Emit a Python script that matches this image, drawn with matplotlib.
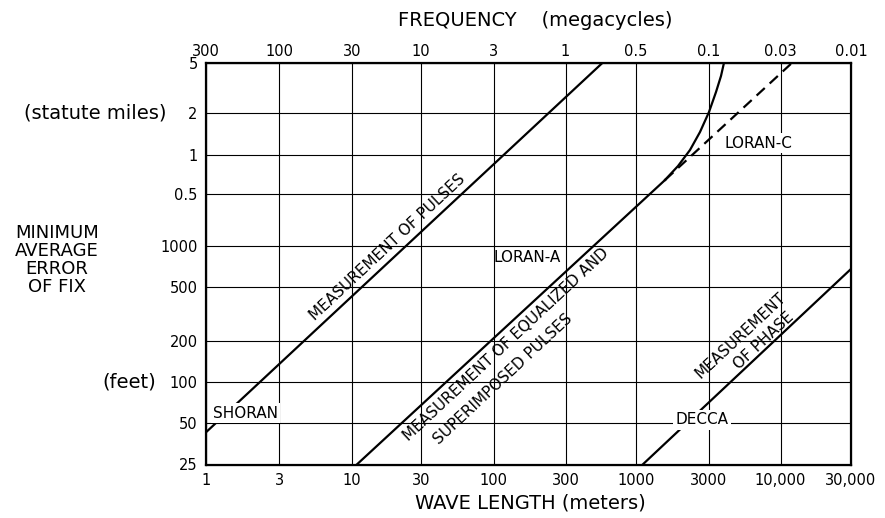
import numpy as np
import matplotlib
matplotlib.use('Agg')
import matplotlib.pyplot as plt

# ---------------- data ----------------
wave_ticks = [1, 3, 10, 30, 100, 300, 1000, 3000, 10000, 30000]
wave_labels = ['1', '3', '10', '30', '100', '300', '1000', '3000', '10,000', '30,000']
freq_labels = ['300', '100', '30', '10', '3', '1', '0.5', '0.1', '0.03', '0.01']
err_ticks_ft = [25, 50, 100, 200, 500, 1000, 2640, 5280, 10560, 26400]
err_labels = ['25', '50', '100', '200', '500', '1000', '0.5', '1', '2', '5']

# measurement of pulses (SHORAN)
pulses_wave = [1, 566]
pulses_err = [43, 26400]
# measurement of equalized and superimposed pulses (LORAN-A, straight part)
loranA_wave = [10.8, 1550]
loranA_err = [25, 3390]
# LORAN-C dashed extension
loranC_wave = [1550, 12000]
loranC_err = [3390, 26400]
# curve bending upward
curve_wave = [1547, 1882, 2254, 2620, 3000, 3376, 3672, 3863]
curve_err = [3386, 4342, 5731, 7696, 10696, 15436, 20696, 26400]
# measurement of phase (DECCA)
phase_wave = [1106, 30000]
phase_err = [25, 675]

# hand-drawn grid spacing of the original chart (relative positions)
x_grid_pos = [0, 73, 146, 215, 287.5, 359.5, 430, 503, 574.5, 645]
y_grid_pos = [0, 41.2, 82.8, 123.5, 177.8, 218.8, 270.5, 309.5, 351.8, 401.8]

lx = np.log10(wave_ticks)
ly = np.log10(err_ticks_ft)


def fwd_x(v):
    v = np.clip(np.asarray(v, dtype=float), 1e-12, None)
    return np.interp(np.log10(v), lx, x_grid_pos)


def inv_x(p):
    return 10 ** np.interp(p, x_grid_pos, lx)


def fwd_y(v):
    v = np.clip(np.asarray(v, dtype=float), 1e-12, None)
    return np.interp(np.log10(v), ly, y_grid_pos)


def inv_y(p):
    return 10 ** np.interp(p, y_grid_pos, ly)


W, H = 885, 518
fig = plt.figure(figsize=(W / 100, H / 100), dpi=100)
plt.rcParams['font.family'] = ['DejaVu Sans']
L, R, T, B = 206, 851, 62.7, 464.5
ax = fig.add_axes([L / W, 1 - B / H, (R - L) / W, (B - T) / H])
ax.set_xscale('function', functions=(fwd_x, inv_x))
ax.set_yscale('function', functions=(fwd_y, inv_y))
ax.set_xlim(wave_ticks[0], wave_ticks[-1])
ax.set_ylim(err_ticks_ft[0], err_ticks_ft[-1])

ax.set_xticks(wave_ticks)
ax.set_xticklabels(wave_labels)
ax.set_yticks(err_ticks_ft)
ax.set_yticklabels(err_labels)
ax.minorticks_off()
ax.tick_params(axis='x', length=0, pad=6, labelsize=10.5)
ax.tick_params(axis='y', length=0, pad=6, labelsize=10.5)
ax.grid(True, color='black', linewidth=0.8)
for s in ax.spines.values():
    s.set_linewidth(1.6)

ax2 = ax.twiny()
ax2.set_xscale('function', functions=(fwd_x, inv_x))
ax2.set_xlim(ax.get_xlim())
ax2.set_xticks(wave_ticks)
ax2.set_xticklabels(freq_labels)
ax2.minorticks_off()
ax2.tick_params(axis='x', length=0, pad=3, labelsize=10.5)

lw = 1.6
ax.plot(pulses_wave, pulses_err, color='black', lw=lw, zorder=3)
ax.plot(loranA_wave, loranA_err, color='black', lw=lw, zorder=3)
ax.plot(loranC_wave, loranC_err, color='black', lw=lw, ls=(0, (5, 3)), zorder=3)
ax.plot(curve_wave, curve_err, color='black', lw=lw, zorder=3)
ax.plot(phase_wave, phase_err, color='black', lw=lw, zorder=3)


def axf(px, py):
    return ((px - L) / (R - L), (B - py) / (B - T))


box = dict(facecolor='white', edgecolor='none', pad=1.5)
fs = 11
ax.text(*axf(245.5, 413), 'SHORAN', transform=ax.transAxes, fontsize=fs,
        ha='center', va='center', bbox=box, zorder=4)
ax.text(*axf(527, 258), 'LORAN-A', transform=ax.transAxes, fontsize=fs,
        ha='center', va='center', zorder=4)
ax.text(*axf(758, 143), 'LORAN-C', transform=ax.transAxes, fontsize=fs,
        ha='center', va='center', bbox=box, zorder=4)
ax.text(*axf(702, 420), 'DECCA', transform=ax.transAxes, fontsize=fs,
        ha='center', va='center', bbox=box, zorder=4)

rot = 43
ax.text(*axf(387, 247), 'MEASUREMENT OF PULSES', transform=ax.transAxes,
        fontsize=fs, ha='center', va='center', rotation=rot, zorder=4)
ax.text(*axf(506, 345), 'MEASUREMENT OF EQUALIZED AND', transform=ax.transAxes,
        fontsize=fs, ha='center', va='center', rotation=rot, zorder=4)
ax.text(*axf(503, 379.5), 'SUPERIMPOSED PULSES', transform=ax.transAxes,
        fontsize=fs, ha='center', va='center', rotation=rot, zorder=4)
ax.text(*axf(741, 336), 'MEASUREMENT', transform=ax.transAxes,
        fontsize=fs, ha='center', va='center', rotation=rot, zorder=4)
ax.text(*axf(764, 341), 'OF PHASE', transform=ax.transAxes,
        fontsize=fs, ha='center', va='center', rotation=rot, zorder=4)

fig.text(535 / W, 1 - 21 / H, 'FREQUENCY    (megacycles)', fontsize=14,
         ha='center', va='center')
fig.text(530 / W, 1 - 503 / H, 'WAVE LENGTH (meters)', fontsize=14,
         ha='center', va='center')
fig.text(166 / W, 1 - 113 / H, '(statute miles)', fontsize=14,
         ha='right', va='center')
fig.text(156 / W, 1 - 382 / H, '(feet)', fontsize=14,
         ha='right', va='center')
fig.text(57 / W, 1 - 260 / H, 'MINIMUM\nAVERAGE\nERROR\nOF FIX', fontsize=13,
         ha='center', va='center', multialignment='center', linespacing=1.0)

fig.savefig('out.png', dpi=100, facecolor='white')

____________

Review the material and copy each line in which the word "drawn" appears.

* **Final result**:
Emit a Python script that matches this image, drawn with matplotlib.
# hand-drawn grid spacing of the original chart (relative positions)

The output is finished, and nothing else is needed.